Most insiders viewed John Bolton's nomination as Ambassador to the U.N. as a move primarily to get him out of the State Department to limit the damage he could do, not as a reward. Still, the idea that an UN Ambassador could or would need to be "handled," as the Bush administration asserted, appalled many Senators such as Voinovich (R-OH). A good diplomat is someone skilled at handling others, not someone who requires it! And who would nominate such an individual? (Hmm…)
While the infamously pugnacious Bolton may have been briefly cowed and humbled by the prospect of losing the nomination process, this article by Mark Leon Goldberg in The American Prospect shows that he quickly regressed to form. In addition to alienating foreign allies, he continues his pattern of undermining colleagues and picking needless, counterproductive fights. Different management styles can prove effective, but it's hard to see Bolton as much more than yet another ideologue woefully unsuited for a position of true importance, uninterested in effectiveness. (Meritocracy remains among the most radical, revolutionary ideas in the world.)
Bolton has always seemed proud of his tactlessness, likely with the affectation that it makes him "blunt" or a "straight-shooter." When he proclaimed that if the UN building lost 10 of its 38 ﬂoors, it wouldn’t make a difference, he gave many politicians and career diplomats concern… but gained cheerleaders elsewhere. Colin Powell apparently thought quite poorly of Bolton, and this no doubt won Bolton further favor with Cheney and Rumsfeld. Thus, moving Bolton from State to UN Ambassador was not just a matter of limiting damage as new realism crept back into Bush's foreign policy. Condeleeza Rice wanted to get rid of Bolton, but Cheney strongly backed him for the ambassador position. The stated rationale was that as a fervent critic of the UN, Bolton was just the man to instigate much needed reform. This always smacked a little of the "It took Nixon to go to China" defense (an argument I've always viewed as rather simplistic and silly anyway). In Bolton's case, however, it may prove to be more like sending David Duke to speak to the NAACP. It is one thing to want to reform an institution, but if one despises the institution, the results ain't likely to be pretty.
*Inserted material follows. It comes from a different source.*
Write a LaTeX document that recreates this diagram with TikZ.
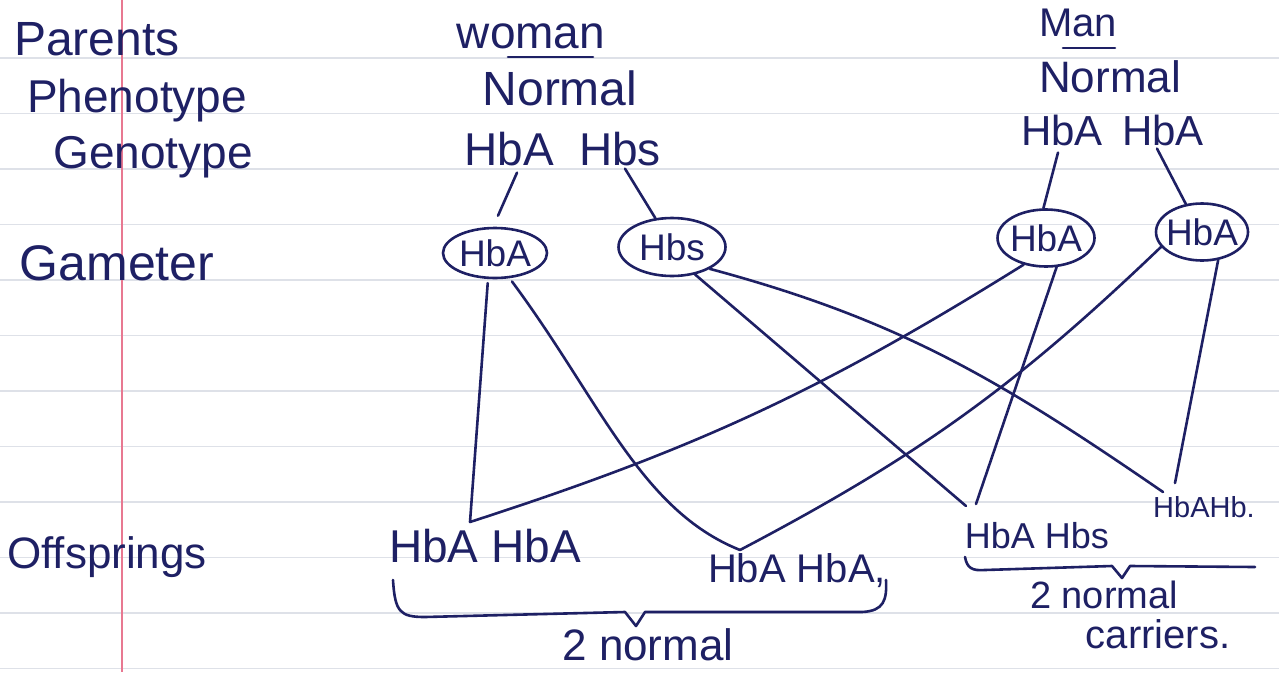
\documentclass[tikz,border=0pt]{standalone}
\usepackage{fontspec}
\setmainfont{Liberation Sans}
\usetikzlibrary{shapes.geometric}
\definecolor{ink}{RGB}{30,32,100}
\definecolor{ruleline}{RGB}{222,225,232}
\definecolor{marginred}{RGB}{232,120,145}
\begin{document}
\begin{tikzpicture}[x=1pt,y=-1pt,
  lbl/.style={anchor=base, inner sep=0pt, text=ink, font=\fontsize{#1}{#1}\selectfont},
  gam/.style={ellipse, draw=ink, line width=2.6pt, inner sep=-5pt, text=ink,
              font=\fontsize{37}{37}\selectfont},
  link/.style={draw=ink, line width=2.6pt, line cap=round, line join=round},
  paperrule/.style={draw=ruleline, line width=1.2pt},
  marginrule/.style={draw=marginred, line width=1.5pt}]
\useasboundingbox[fill=white] (0,0) rectangle (1279,672);
% notebook paper
\foreach \k in {0,...,11}
  \draw[paperrule] (0,{58+55.5*\k}) -- (1279,{58+55.5*\k});
\draw[marginrule] (122,0) -- (122,672);

% row labels
\node[lbl=48] (parents) at (97,55) {Parents};
\node[lbl=46] (pheno) at (137,112) {Phenotype};
\node[lbl=46] (geno) at (153,168) {Genotype};
\node[lbl=50] (gamlbl) at (117,280) {Gameter};
\node[lbl=44] (offlbl) at (107,568) {Offsprings};

% parents
\node[lbl=46] (woman) at (531,48) {woman};
\draw[link] ([xshift=-23pt,yshift=-9pt]woman.base) -- ([xshift=62pt,yshift=-9pt]woman.base);
\node[lbl=48] (wnorm) at (560,105) {Normal};
\node[lbl=46] (wgA) at (509,165) {HbA};
\node[lbl=46] (wgS) at (620,165) {Hbs};

\node[lbl=40] (man) at (1078,36) {Man};
\draw[link] ([xshift=-15pt,yshift=-12pt]man.base) -- ([xshift=37pt,yshift=-12pt]man.base);
\node[lbl=44] (mnorm) at (1110,92) {Normal};
\node[lbl=42] (mgA1) at (1062,145) {HbA};
\node[lbl=42] (mgA2) at (1163,145) {HbA};

% gametes
\node[gam, minimum width=104pt, minimum height=50pt] (wG1) at (495,253) {HbA};
\node[gam, minimum width=107pt, minimum height=58pt] (wG2) at (672,247) {Hbs};
\node[gam, minimum width=97pt, minimum height=57pt] (mG1) at (1046,238) {HbA};
\node[gam, minimum width=92pt, minimum height=57pt] (mG2) at (1202,232) {HbA};

\draw[link] ([xshift=8pt,yshift=-7pt]wgA.south) -- ([xshift=3pt,yshift=11pt]wG1.north);
\draw[link] ([xshift=5pt,yshift=-3pt]wgS.south) -- (wG2.120);
\draw[link] ([xshift=-4pt,yshift=-7pt]mgA1.south) -- (mG1.95);
\draw[link] ([xshift=-6pt,yshift=-3pt]mgA2.south) -- (mG2.120);

% offspring
\node[lbl=46] (offL) at (485,562) {HbA HbA};
\node[lbl=40] (offM) at (797,582) {HbA HbA,};
\node[lbl=36] (offC) at (1037,548) {HbA Hbs};
\node[lbl=29] (offR) at (1204,517) {HbAHb.};

\coordinate (apL) at (470,522);
\coordinate (apM) at (740,550);
\coordinate (apC1) at (966,506);
\coordinate (apC2) at (976,504);
\coordinate (apR1) at (1163,492);
\coordinate (apR2) at (1175,483);

\draw[link, shorten <=4pt] (wG1.255) -- (apL);
\draw[link] (mG1.230) to[bend left=7] (apL);
\draw[link, shorten <=4pt] (wG1.300) .. controls (600,400) and (640,510) .. (apM);
\draw[link] (mG2.200) to[bend left=8] (apM);
\draw[link] (wG2.310) -- (apC1);
\draw[link] (mG1.290) -- (apC2);
\draw[link] (wG2.330) .. controls (900,320) and (1000,380) .. (apR1);
\draw[link] (mG2.300) -- (apR2);

% braces and summaries
\draw[link] (393,580) .. controls (395,612) and (400,617) .. (425,617) -- (625,612)
  -- (636,626) -- (645,612) -- (862,612) .. controls (884,611) and (887,600) .. (886,580);
\node[lbl=44] (sum1) at (648,660) {2 normal};

\draw[link] (965,557) .. controls (967,568) and (972,571) .. (985,570) -- (1112,566)
  -- (1122,578) -- (1130,566) -- (1255,567);
\node[lbl=38] (sum2) at (1104,608) {2 normal};
\node[lbl=40] (carr) at (1158,648) {carriers.};
\end{tikzpicture}
\end{document}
In truth, Bolton's nomination really seemed like just another assertion of the bullying, arrogant cowboy diplomacy that still dominates in much of the Bush administration. Jeffrey Goldberg's recent major New Yorker article on George H.W. Bush's National Security Advisor Brent Scowcroft delivers one of the most incisive portraits of this mindset yet:
Scowcroft suggested that the White House was taking the wrong advice, and listening to a severely limited circle. He singled out the Princeton Middle East scholar Bernard Lewis, who was consulted by Vice-President Cheney and others after the terror attacks of September 11, 2001. Lewis, Scowcroft said, fed a feeling in the White House that the United States must assert itself. “It’s that idea that we’ve got to hit somebody hard,” Scowcroft said. “And Bernard Lewis says, ‘I believe that one of the things you’ve got to do to Arabs is hit them between the eyes with a big stick. They respect power.’ ” Cheney, in particular, Scowcroft thinks, accepted Lewis’s view of Middle East politics.
Macho rhetoric might be impressive to the True Believers as part of a public performance, but it tends not to be effective in the actual diplomacy that occurs in closed rooms. Asking for a favor after you've hit someone in the face never works that well.
I had not known that Bolton worked for Jesse Helms, but it makes a great deal of sense, considering their shared hostility toward the UN. Mark Leon Goldberg reports:
Helms was a key booster of Bolton early in his career: Bolton began his public service as Helms’ aide, and the two share a warm -- some might say eternal -- relationship. During Bolton’s 2001 conﬁrmation hearing as undersecretary of state for arms control and international security, Helms famously referred to him as “the kind of man with whom I would want to stand at Armageddon.”
Helms neglected to mention that he and Bolton seek to instigate that same Armageddon. The final paragraph of the article suggests Bolton actively looks for fights:
After listening to a tirade from Bolton against inefficiency, corruption, and supposed anti-Americanism at the UN during a private dinner, a Sunday Telegraph reporter in the audience asked him what he enjoyed most about the UN, to which Bolton replied, “It’s a target-rich environment.”